Deprivation factor in baby deaths

The amount of money spent on maternity care does not have a significant impact on rates of infant or perinatal mortality, researchers have claimed.

The University of Birmingham looked at data from the 303 Primary Care Trusts (PCTs) in England over three years.

Researchers found the differences in mortality rates were down to maternal age, social deprivation and ethnicity.

The average death rate for babies up to one week old is eight per 1,000 nationally.

'Solutions' needed

In the Heart of the Birmingham PCT area, the death rate is 14.4 per 1,000 - the highest in the UK - 12 per 1,000 in Stoke-on-Trent and 5.5 per 1,000 in Herefordshire, Michele Paduano, BBC Midlands Today health correspondent said.

Researchers looked at the number of infant and perinatal deaths, ethnicity, deprivation and maternal age for each PCT and how much each one spent on maternity services.

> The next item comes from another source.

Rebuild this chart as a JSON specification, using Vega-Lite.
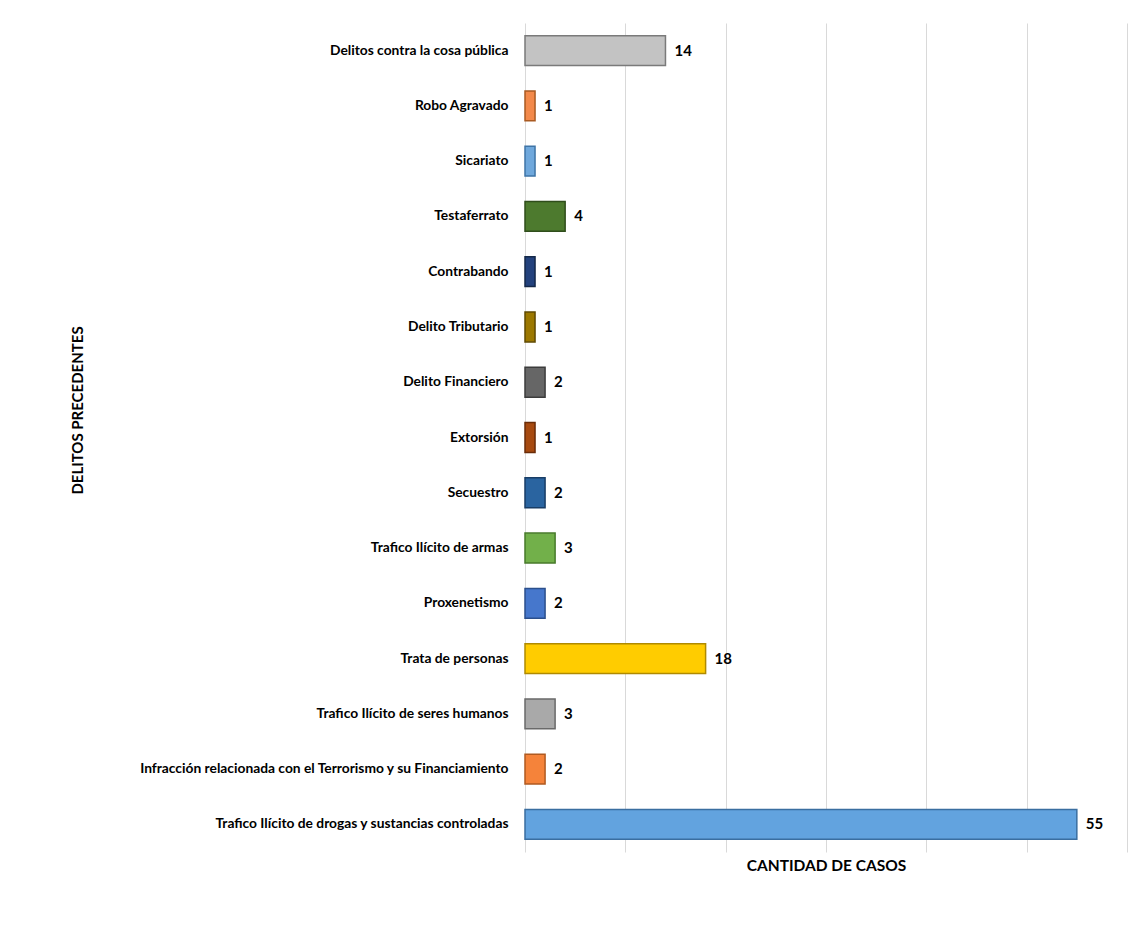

They found that there were considerable differences in infant and perinatal mortality rates, but they did not relate to the levels of financial resource directed at them.

Nick Freemantle, professor of clinical epidemiology and biostatistics at the university, said the research was important for hospital trusts.

"All the services with a higher level of funding were found to deliver a better experience, but what we are concerned with is tackling the outcomes.

"We need to think very carefully about how resources are spent and how it is disseminated from PCTs to the acute trusts.

"It is important for PCTs to remember that the findings reveal social conditions and the ethnicity of the communities they serve are more important determinants of infant and perinatal mortality than current variations in levels of expenditure on maternity services.

"We know the causes that impact on the levels of infant and perinatal mortality, what we need to find now are the solutions."